Even so, much of Miami’s fiscal mess is directly traceable to its uniquely fast-and-loose municipal traditions. A Miami Herald investigation found that in the midst of its current fiscal crisis, the city is still leasing out a good chunk of its $600 million in property to politically connected businesses at well below market rents. Among those who benefit: the Municipios Trust Fund Corp., a group of prominent Cubans who got a $1-a-year, 20-year lease on city-owned property to build a clubhouse and community center. “The politicians here just give land away to their friends,” says Pan Courtelis, a businessman and a leader of the petition drive to dissolve the city.

The city’s financial woes are made worse by recordkeeping so poor that even City Hall can’t tell where the red ink is leaking. Mayor Joe Carollo, who took office last July and inherited the current financial mess, concedes that the $68 million deficit figure is little more than a guess, given the state of the city’s books. “We know less about our checkbook than the average husband and wife do,” says Thomas Tew, a lawyer advising the city.
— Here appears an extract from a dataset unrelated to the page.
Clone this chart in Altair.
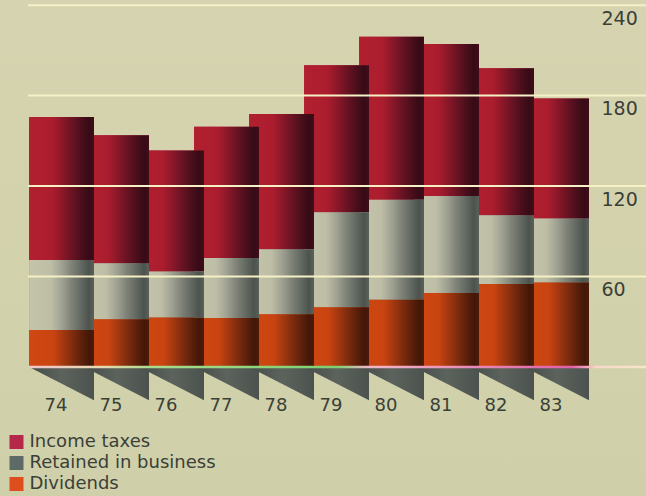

An FBI operation known as Operation Greenpalm helped unravel Miami’s fiscal madness. The sting uncovered the worst-kept local secret–that to do business with City Hall it is sometimes necessary to offer a “retainer,” which non-Miamians might call a bribe. “It was ‘Pay me as a consultant, and we’ll get you the contract,'” says Assistant U.S. Attorney Wilfredo Fernandez. The Greenpalm began when former Miami finance chief Manohar Surana, caught soliciting a bribe from Unisys in connection with its bid for a $20 million city contract, agreed to wear a microphone for the FBI. Surana caught then city commissioner Miller Dawkins on tape in a Denny’s parking lot taking a $25,000 bribe to help with the same Unisys contract. He allegedly taped former city manager Cesar Odio counting out $3,000 in bribe money. Unlike Dawkins, who has plead guilty, Odio is vigorously fighting the charges.

Some Miamians say it is time for the city, which is celebrating its 100th anniversary this year, to disappear gracefully. These activists claim to have gathered more than the 12,000 signatures needed to get a referendum on the ballot in the next few months that would break up the city into Dade County. “You don’t abolish the citizens, you don’t abolish the streets and sidewalks. You abolish a political system that isn’t working,” says Rafael Kapustin, a downtown businessman.

Critics of the referendum drive say it is little more than an effort by citizens of the last remaining wealthy Miami neighborhoods such as Coconut Grove to separate themselves from the city’s impoverished majority. But organizers claim they have support from all over town, including poor people suffering under the city’s high tax burden and inadequate services. “One widow told me she’s afraid the city will start asking her to empty her garbage cans into the trucks,” says Courtelis.

Mayor Carollo insists his constituents are not ready to give up on the city. He vows to “rebuild Miami from top to bottom” and says technical support from the state in areas like budgets and capital planning will make a real difference. But the first step is for the city to develop a workable plan for getting expenditures and revenues in balance, and that has not happened yet. What may save Miami in the short run is not so much Carollo’s drive for reform but old-fashioned ethnic politics. Latinos have a lock on Miami government; four of the five city commissioners, including the mayor, are Latinos. They could stay in power by pushing for a big turnout of the Latino majority on referendum day.

Miami has had more than its share of calamity in the past few years, including Hurricane Andrew, major riots in black neighborhoods and a nasty wave of tourist murders. But with the current fiscal crisis, the stakes are higher than ever. If Carollo can stave off bankruptcy and persuade voters to reject dissolution, he could be remembered as one of Miami’s most important mayors. If he fails, he may be remembered as its last.